Perhaps basic skills lecturer Gill Britten should consider handing back the UK New Horizons award she won for being an exceptional part-time teacher in further education. Because to call her part-time is a misnomer. She regularly puts in a 50-hour week.

The award was made by supply agency Protocol Professional to recognise the talents of the thousands of part-time lecturers who have played an increasingly important role in colleges.

“I am part-time on paper,” she said. “Full-time in reality.”

Perhaps it is the fact that she puts in so many unpaid hours in job as family learning co-ordinator at Yale college in Wrexham that makes her a worthy winner of the award. She is paid for 22 hours a week, which is actual contact teaching time. There is no payment for preparation, marking and the travelling between the communities she serves. Her job, she explained, is a labour of love. “It is my choice to work the hours I do because I enjoy my job so much. My job is my hobby and my hobby is my job.”

The 58-year-old mother-of-two has worked in FE for just three years, having previously worked in special needs support in a local junior school, following an earlier career as a paediatric nurse. But she was attracted to teaching adults while studying for a masters degree in literacy at Sheffield university. “One of the modules for my MEd involved adults,” she explained. “I knew nothing about teaching adults but I needed to know something for my qualification. I approached Yale college and asked if I could do voluntary work, for which I first had to receive training, and I just got hooked on it.”

Her job involves working with parents of children who have difficulties with literacy and numeracy. Typically, she will spend two hours working with parents, advising them how to help their children, two hours with the children and two hours in a joint session with children and parents together, providing all with four-hours-a-week basic skills tuition. She is also working on a research project helping parents to cope with children who have speech and language impairments. “This leads to behaviour difficulties which make them difficult to cope with at home,” she said. “We provide parents with strategies to help them cope with the difficulties their children are having.”

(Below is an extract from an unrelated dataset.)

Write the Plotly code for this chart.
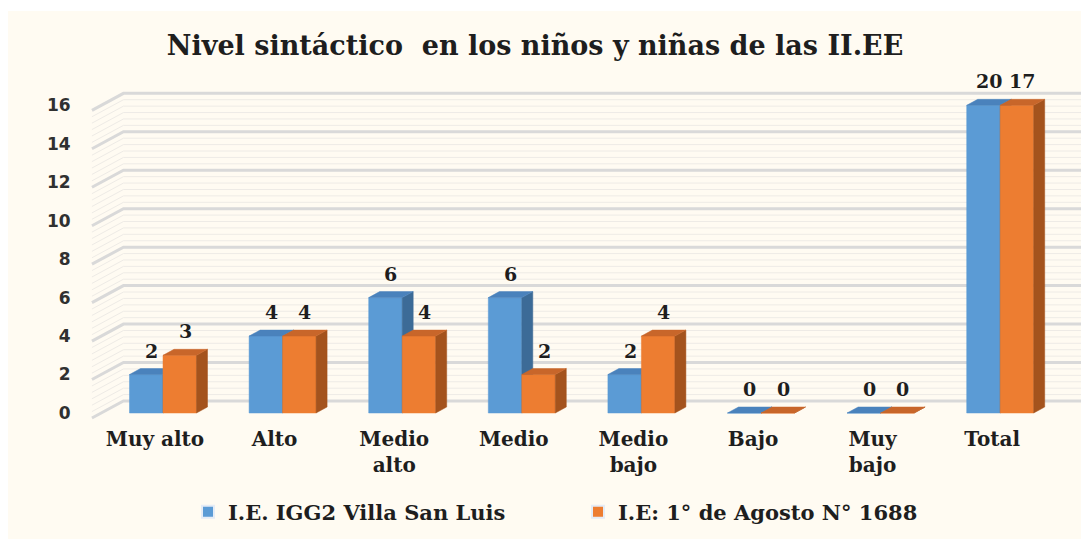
import numpy as np
import plotly.graph_objects as go

# ---------------- data ----------------
categories = ["Muy alto", "Alto", "Medio<br>alto", "Medio", "Medio<br>bajo", "Bajo", "Muy<br>bajo", "Total"]
series_names = ["I.E. IGG2 Villa San Luis", "I.E: 1° de Agosto N° 1688"]
values_villa = [2, 4, 6, 6, 2, 0, 0, 20]
values_agosto = [3, 4, 4, 2, 4, 0, 0, 17]
y_ticks = [0, 2, 4, 6, 8, 10, 12, 14, 16]
AXIS_MAX = 16

# ---------------- styling ----------------
FRONT = ["#5B9BD5", "#ED7D31"]
SIDE = ["#3C6B97", "#A4531D"]
TOP = ["#4A82BC", "#C8662A"]
GRID = "#D9D9D9"
FAINT = "#EEEBE6"
TXT = "#1E1E1E"
SERIF = "DejaVu Serif"
SANS = "DejaVu Sans"

OFF = 8                         # page body margin
W, H = 1089, 539                # figure overflows viewport edge by OFF
PX_X, PX_Y = 119.6, 19.23        # pixels per category / per unit
X0, Y0 = 163 - OFF, 413 - OFF    # pixel of first category centre / value 0
ML, MT = 89 - OFF, 70 - OFF
PLOT_R, PLOT_B = 1084 - OFF, 425 - OFF
MR, MB = W - PLOT_R, H - PLOT_B
PW, PH = W - ML - MR, H - MT - MB
x_range = [-(X0 - ML) / PX_X, (PLOT_R - X0) / PX_X]
y_range = [-(PLOT_B - Y0) / PX_Y, (Y0 - MT) / PX_Y]

BW = 0.28                         # bar width (category units)
DX, DY = 11 / PX_X, 6 / PX_Y      # bar depth offsets
WX_B, WY_B = 22 / PX_X, 12 / PX_Y   # back wall offset from bar plane
WX_F, WY_F = -9.5 / PX_X, -5 / PX_Y  # front edge of wall
WALL_L = -0.594
WALL_R = 7.676

fig = go.Figure()

# back wall gridlines (major + faint texture)
def wall_line(v, color, width):
    xs = [WALL_L, WALL_L + (WX_B - WX_F), WALL_R]
    ys = [v + WY_F, v + WY_B, v + WY_B]
    fig.add_trace(go.Scatter(x=xs, y=ys, mode="lines", line=dict(color=color, width=width),
                             hoverinfo="skip", showlegend=False, cliponaxis=False))

for v in np.arange(0, AXIS_MAX, 1 / 3):
    if abs(v - round(v / 2) * 2) > 1e-6:
        wall_line(v, FAINT, 1)
for v in y_ticks:
    wall_line(v, GRID, 3)

# 3D bars built from the data arrays
def bar_faces(values, k):
    fx, fy, sx, sy, tx, ty = [], [], [], [], [], []
    for i, val in enumerate(values):
        h = min(val, AXIS_MAX)
        xl = i - BW if k == 0 else i
        xr = xl + BW
        fx += [xl, xr, xr, xl, xl, None]
        fy += [0, 0, h, h, 0, None]
        sx += [xr, xr + DX, xr + DX, xr, xr, None]
        sy += [0, DY, h + DY, h, 0, None]
        tx += [xl, xl + DX, xr + DX, xr, xl, None]
        ty += [h, h + DY, h + DY, h, h, None]
    return (fx, fy), (sx, sy), (tx, ty)

for k, vals in enumerate([values_villa, values_agosto]):
    front, side, top = bar_faces(vals, k)
    for (xs, ys), col in [(front, FRONT[k]), (side, SIDE[k]), (top, TOP[k])]:
        fig.add_trace(go.Scatter(x=xs, y=ys, mode="lines", fill="toself", fillcolor=col,
                                 line=dict(color=col, width=0.5), hoverinfo="skip",
                                 showlegend=False))

# legend entries
for k, name in enumerate(series_names):
    fig.add_trace(go.Bar(x=[None], y=[None], name=name, marker_color=FRONT[k]))

# data labels
for k, vals in enumerate([values_villa, values_agosto]):
    for i, val in enumerate(vals):
        h = min(val, AXIS_MAX)
        cx = (i - BW / 2 if k == 0 else i + BW / 2) + DX / 2
        fig.add_annotation(x=cx, y=h, text=str(val), showarrow=False, yanchor="bottom",
                           yshift=11, font=dict(family=SERIF, size=19, color=TXT, weight="bold"))

idx = np.arange(len(categories))
fig.update_layout(
    width=W, height=H,
    margin=dict(l=ML, r=MR, t=MT, b=MB, autoexpand=False),
    paper_bgcolor="#FFFBF2",
    plot_bgcolor="rgba(0,0,0,0)",
    title=dict(text="Nivel sintáctico  en los niños y niñas de las II.EE",
               x=(535 - OFF) / W, xanchor="center", y=1 - (46 - OFF) / H, yanchor="middle",
               font=dict(family=SERIF, size=27, color=TXT, weight="bold")),
    xaxis=dict(range=x_range, tickvals=idx - 8 / PX_X, ticktext=categories,
               showgrid=False, zeroline=False, showline=False,
               ticks="", tickfont=dict(family=SERIF, size=20, color=TXT, weight="bold"),
               fixedrange=True),
    yaxis=dict(range=y_range, tickvals=y_ticks, showgrid=False, zeroline=False, showline=False,
               ticks="outside", ticklen=14, tickcolor="rgba(0,0,0,0)",
               tickfont=dict(family=SANS, size=17, color="#303030", weight="bold"),
               fixedrange=True),
    legend=dict(orientation="h", x=(208 - OFF - 20 - ML) / PW, xanchor="left",
                y=(PLOT_B - (512 - OFF)) / PH, yanchor="middle",
                entrywidthmode="pixels", entrywidth=345,
                font=dict(family=SERIF, size=21, color=TXT, weight="bold"),
                bgcolor="rgba(0,0,0,0)", itemsizing="constant"),
    showlegend=True,
)

# thin white strip at the top edge of the picture
fig.add_shape(type="rect", xref="paper", yref="paper", layer="below",
              x0=-ML / PW - 0.05, x1=1.1, y0=(PLOT_B - (11 - OFF)) / PH, y1=1.3,
              fillcolor="white", line_width=0)

fig.write_html("out.html")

Her work on speech and language impairment, which affects more than one million children and young adults in the UK, is beginning to receive national acknowledgement. She has been invited to give presentations on her research at conferences throughout the UK, and even gave one in front of the Welsh education minister Jane Davidson.

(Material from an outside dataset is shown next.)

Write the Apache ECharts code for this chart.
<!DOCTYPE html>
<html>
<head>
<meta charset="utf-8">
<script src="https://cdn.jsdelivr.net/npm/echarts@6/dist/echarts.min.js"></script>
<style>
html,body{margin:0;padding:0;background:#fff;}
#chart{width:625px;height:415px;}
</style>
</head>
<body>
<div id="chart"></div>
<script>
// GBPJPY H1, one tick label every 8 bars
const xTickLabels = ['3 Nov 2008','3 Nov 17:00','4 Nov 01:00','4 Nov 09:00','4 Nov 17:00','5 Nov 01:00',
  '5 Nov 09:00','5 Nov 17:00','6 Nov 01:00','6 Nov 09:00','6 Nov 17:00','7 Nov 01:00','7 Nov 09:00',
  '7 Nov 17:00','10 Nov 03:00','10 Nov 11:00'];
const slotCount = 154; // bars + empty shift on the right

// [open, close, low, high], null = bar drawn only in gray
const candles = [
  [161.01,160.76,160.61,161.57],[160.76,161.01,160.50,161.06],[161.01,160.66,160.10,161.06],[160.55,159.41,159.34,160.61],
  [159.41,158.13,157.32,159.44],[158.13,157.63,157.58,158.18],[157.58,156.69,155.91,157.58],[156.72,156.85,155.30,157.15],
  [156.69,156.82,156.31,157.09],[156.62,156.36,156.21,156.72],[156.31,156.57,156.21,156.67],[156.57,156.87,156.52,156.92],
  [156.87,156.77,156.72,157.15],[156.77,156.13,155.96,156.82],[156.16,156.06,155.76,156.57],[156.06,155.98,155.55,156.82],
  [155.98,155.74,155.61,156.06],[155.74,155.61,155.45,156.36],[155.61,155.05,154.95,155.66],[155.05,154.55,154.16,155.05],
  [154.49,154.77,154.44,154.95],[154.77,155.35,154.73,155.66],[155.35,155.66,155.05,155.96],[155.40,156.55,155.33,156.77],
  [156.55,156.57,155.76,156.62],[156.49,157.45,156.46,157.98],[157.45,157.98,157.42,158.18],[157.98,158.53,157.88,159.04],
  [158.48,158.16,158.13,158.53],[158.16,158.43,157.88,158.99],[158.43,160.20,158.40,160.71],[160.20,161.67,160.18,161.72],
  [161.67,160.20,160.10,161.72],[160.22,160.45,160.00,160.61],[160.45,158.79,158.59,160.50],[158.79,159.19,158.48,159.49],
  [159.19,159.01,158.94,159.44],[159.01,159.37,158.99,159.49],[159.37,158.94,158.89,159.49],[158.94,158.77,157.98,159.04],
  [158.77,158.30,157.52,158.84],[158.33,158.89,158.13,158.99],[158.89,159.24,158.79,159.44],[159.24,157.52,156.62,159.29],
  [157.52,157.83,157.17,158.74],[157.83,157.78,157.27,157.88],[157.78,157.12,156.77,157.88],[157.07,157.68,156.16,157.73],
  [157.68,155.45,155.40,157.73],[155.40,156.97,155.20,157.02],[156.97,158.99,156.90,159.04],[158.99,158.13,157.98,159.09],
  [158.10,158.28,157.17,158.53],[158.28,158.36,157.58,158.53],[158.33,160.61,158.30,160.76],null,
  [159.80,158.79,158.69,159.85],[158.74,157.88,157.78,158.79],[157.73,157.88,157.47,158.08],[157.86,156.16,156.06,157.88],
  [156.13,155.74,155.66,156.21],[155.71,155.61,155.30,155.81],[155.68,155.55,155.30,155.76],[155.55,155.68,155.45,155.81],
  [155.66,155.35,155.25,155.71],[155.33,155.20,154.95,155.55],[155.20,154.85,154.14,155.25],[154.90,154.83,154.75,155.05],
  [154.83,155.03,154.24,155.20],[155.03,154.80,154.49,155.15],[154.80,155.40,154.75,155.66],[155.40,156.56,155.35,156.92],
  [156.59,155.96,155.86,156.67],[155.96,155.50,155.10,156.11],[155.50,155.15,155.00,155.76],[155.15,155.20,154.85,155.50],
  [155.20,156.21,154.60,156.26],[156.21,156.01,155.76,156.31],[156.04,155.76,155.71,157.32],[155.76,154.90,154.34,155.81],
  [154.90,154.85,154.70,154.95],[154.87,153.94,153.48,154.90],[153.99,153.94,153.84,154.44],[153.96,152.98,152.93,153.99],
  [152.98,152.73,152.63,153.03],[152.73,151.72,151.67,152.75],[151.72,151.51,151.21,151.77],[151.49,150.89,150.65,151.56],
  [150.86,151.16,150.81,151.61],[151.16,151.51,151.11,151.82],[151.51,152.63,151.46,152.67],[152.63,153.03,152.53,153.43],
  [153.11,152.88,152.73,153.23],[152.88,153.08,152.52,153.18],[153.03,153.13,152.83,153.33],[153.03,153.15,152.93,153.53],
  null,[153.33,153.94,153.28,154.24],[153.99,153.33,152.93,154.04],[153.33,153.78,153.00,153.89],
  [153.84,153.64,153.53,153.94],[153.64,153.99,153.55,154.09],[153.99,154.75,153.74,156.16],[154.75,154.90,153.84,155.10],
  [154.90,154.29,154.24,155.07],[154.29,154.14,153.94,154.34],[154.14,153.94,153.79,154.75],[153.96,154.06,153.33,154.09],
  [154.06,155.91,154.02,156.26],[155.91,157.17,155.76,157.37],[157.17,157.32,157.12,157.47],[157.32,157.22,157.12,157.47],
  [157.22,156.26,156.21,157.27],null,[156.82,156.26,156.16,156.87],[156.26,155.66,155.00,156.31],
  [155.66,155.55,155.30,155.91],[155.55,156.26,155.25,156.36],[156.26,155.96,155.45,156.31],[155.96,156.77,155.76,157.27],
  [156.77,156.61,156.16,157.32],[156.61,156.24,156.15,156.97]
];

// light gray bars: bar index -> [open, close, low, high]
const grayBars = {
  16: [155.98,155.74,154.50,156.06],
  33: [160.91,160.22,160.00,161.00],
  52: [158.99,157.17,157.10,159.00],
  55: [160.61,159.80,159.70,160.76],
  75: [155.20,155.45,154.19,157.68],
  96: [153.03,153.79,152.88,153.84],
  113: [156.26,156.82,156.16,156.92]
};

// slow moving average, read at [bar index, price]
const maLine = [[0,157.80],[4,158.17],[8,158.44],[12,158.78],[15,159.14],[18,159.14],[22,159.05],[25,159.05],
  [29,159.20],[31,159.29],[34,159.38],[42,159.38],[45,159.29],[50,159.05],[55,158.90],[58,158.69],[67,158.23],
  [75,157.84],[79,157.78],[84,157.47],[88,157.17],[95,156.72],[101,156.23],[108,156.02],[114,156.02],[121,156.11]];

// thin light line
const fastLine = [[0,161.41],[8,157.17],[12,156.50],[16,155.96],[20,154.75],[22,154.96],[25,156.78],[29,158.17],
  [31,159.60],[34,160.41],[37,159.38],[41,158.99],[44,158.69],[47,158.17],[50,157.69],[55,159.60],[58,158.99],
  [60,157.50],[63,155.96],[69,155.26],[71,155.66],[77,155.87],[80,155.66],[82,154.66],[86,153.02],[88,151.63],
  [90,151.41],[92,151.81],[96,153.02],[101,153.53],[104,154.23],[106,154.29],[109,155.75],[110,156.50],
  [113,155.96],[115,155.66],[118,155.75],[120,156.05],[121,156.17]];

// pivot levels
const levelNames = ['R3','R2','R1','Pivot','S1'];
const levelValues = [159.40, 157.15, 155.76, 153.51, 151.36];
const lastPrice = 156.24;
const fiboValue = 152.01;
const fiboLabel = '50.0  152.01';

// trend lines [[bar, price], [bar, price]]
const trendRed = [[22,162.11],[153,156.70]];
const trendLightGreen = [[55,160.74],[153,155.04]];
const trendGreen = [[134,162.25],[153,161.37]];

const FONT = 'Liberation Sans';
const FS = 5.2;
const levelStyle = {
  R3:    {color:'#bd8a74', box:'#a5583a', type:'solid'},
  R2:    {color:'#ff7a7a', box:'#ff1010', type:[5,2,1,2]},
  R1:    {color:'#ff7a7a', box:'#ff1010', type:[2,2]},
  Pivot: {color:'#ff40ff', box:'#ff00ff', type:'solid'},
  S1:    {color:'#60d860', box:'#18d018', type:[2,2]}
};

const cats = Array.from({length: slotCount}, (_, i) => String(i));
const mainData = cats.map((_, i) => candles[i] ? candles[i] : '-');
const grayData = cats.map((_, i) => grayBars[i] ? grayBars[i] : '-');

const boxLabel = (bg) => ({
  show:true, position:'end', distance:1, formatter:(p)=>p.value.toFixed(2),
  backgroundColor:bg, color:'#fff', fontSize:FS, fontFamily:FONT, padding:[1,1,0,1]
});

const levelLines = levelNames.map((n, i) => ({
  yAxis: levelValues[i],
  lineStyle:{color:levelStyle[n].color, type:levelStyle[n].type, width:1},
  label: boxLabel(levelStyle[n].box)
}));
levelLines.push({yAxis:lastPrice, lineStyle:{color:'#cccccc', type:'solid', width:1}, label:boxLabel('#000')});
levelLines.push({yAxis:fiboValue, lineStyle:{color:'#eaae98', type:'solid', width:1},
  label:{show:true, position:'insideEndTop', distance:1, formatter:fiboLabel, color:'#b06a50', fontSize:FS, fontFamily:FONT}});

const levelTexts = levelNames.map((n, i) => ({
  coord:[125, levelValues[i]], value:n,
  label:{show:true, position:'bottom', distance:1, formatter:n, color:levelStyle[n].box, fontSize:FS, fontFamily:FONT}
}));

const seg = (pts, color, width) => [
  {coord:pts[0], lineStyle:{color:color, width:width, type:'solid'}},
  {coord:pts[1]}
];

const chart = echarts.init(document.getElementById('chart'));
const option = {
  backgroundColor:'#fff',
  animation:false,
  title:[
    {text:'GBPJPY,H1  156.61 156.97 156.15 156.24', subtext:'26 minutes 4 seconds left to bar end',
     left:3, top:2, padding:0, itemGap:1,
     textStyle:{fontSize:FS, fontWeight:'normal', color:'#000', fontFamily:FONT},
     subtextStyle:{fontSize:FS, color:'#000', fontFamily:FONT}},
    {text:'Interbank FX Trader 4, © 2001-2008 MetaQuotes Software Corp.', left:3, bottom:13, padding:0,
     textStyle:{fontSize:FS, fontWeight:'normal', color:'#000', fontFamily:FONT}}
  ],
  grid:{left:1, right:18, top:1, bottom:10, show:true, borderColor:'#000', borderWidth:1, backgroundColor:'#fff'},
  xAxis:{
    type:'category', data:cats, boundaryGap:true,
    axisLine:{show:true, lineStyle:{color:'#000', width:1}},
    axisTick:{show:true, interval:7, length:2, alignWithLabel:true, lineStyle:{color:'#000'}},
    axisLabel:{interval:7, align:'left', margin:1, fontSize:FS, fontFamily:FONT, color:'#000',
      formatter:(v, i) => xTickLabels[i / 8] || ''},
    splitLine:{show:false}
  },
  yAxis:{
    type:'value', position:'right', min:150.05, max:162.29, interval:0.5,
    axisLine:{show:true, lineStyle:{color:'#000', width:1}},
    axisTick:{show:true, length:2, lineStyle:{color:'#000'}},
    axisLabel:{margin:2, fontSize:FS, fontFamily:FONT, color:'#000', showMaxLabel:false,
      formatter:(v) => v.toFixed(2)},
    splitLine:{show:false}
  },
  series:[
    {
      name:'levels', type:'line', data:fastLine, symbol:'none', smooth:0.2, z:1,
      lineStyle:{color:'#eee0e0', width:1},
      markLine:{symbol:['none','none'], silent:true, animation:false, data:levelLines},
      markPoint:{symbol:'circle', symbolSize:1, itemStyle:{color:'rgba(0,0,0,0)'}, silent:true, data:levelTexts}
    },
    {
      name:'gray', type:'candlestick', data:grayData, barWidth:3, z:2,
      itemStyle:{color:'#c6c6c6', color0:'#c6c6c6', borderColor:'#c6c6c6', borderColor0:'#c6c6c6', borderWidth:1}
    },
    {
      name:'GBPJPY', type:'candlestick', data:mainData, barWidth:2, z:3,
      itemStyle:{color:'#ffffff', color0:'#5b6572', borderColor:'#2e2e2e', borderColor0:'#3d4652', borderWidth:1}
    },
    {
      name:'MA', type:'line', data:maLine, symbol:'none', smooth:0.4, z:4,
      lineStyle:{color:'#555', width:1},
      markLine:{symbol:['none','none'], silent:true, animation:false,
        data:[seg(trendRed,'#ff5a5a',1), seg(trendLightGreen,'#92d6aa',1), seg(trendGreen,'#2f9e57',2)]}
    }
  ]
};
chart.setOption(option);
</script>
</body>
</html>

She added: “I am lucky to have the full support of my line managers. They never say no to me, no matter what wacky ideas I come up with. We are all only as good as our line managers and the training we get.”

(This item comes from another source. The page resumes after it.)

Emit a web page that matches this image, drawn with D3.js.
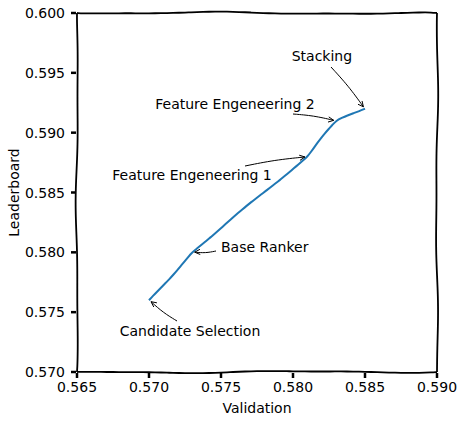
<!DOCTYPE html>
<html><head><meta charset="utf-8">
<script src="https://cdn.jsdelivr.net/npm/d3@7"></script>
<style>body{margin:0;background:#fff}svg{display:block}text{font-family:"DejaVu Sans",sans-serif;fill:#000}</style>
</head><body>
<script>
const stages = ["Candidate Selection","Base Ranker","Feature Engeneering 1","Feature Engeneering 2","Stacking"];
const validation = [0.570, 0.573, 0.581, 0.583, 0.585];
const leaderboard = [0.576, 0.580, 0.588, 0.591, 0.592];
const xTicks = [0.565,0.570,0.575,0.580,0.585,0.590];
const yTicks = [0.570,0.575,0.580,0.585,0.590,0.595,0.600];
// annotation text anchor positions in data units
const labelX = [0.57285, 0.5750, 0.57299, 0.57597, 0.58201];
const labelY = [0.5730, 0.5800, 0.58604, 0.59198, 0.59599];

const W=463,H=423,FS=14;
const svg=d3.select("body").append("svg").attr("width",W).attr("height",H);
const x=d3.scaleLinear().domain([0.565,0.590]).range([77,437]);
const y=d3.scaleLinear().domain([0.570,0.600]).range([372,13]);

function wob(x0,y0,x1,y1,seed,amp){
  const n=60,pts=[];
  const len=Math.hypot(x1-x0,y1-y0), nx=-(y1-y0)/len, ny=(x1-x0)/len;
  for(let i=0;i<=n;i++){
    const t=i/n;
    const d=amp*(Math.sin(t*len/38+seed)*0.7+Math.sin(t*len/17+seed*2.3)*0.3)*Math.sin(Math.PI*t)**0.3;
    pts.push([x0+(x1-x0)*t+nx*d,y0+(y1-y0)*t+ny*d]);
  }
  return d3.line().curve(d3.curveBasis)(pts);
}
const g=svg.append("g");
xTicks.forEach(v=>g.append("line").attr("x1",x(v)).attr("x2",x(v)).attr("y1",y(0.570)+1).attr("y2",y(0.570)+6).attr("stroke","#000").attr("stroke-width",2.5));
yTicks.forEach(v=>g.append("line").attr("y1",y(v)).attr("y2",y(v)).attr("x1",x(0.565)-1).attr("x2",x(0.565)-6).attr("stroke","#000").attr("stroke-width",2.5));
xTicks.forEach(v=>g.append("text").attr("x",x(v)).attr("y",y(0.570)+20).attr("text-anchor","middle").attr("font-size",FS).text(v.toFixed(3)));
yTicks.forEach(v=>g.append("text").attr("x",x(0.565)-12).attr("y",y(v)+5).attr("text-anchor","end").attr("font-size",FS).text(v.toFixed(3)));
g.append("text").attr("x",(x(0.565)+x(0.590))/2).attr("y",413).attr("text-anchor","middle").attr("font-size",FS).text("Validation");
g.append("text").attr("transform",`translate(19,${(y(0.570)+y(0.600))/2}) rotate(-90)`).attr("text-anchor","middle").attr("font-size",FS).text("Leaderboard");

const L=x(0.565),R=x(0.590),T=y(0.600),B=y(0.570);
[[L,T,R,T,1.1],[R,T,R,B,2.7],[R,B,L,B,4.2],[L,B,L,T,0.4]].forEach(s=>
  g.append("path").attr("d",wob(s[0],s[1],s[2],s[3],s[4],1.4)).attr("fill","none").attr("stroke","#000").attr("stroke-width",1.8));

const pts=validation.map((v,i)=>[x(v),y(leaderboard[i])]);
const dense=[];
for(let i=0;i<pts.length-1;i++){
  const [a,b]=[pts[i],pts[i+1]];
  const len=Math.hypot(b[0]-a[0],b[1]-a[1]);
  const n=Math.max(2,Math.round(len/6));
  const nx=-(b[1]-a[1])/len, ny=(b[0]-a[0])/len;
  for(let k=0;k<n;k++){
    const t=k/n;
    const d=1.0*Math.sin(t*len/22+i*1.7)*Math.sin(Math.PI*t);
    dense.push([a[0]+(b[0]-a[0])*t+nx*d,a[1]+(b[1]-a[1])*t+ny*d]);
  }
}
dense.push(pts[pts.length-1]);
g.append("path").attr("d",d3.line().curve(d3.curveBasis)(dense)).attr("fill","none").attr("stroke","#1f77b4").attr("stroke-width",2);

const anchors=["middle","start","middle","middle","middle"];
const arrowStart=[[177,321],[216,251],[245,166],[293,114],[331,67]];
stages.forEach((s,i)=>{
  g.append("text").attr("x",x(labelX[i])).attr("y",y(labelY[i])).attr("text-anchor",anchors[i]).attr("font-size",FS).text(s);
  const tx=pts[i][0], ty=pts[i][1];
  const [sx,sy]=arrowStart[i];
  const ang=Math.atan2(ty-sy,tx-sx);
  const ex=tx-Math.cos(ang)*2.5, ey=ty-Math.sin(ang)*2.5;
  g.append("path").attr("d",d3.line().curve(d3.curveBasis)([[sx,sy],[(sx+ex)/2+Math.sin(ang)*1.5,(sy+ey)/2-Math.cos(ang)*1.5],[ex,ey]])).attr("fill","none").attr("stroke","#000").attr("stroke-width",1);
  const hl=6, ha=0.45;
  g.append("path").attr("d",`M${ex-hl*Math.cos(ang-ha)},${ey-hl*Math.sin(ang-ha)}L${ex},${ey}L${ex-hl*Math.cos(ang+ha)},${ey-hl*Math.sin(ang+ha)}`).attr("fill","none").attr("stroke","#000").attr("stroke-width",1);
});
</script>
</body></html>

Ms Britten was selected from more than 200 part-time lecturers proposed by more than 100 colleges for the award, for which FE Focus editor Ian Nash was on the judging panel.

Mark Ellis, sales and marketing director for Protocol Professional, which launched the award this year, said Ms Britten exemplifies the awards’

subtext, which is “part-time teaching - full-time dedication”. He said:

“Quite often we hear the comment that part-time teachers are not committed, but we don’t agree.

“People have very positive reasons why they want to work part-time. They do it because it’s a vocation and they love it. Colleges are very dependent on them.”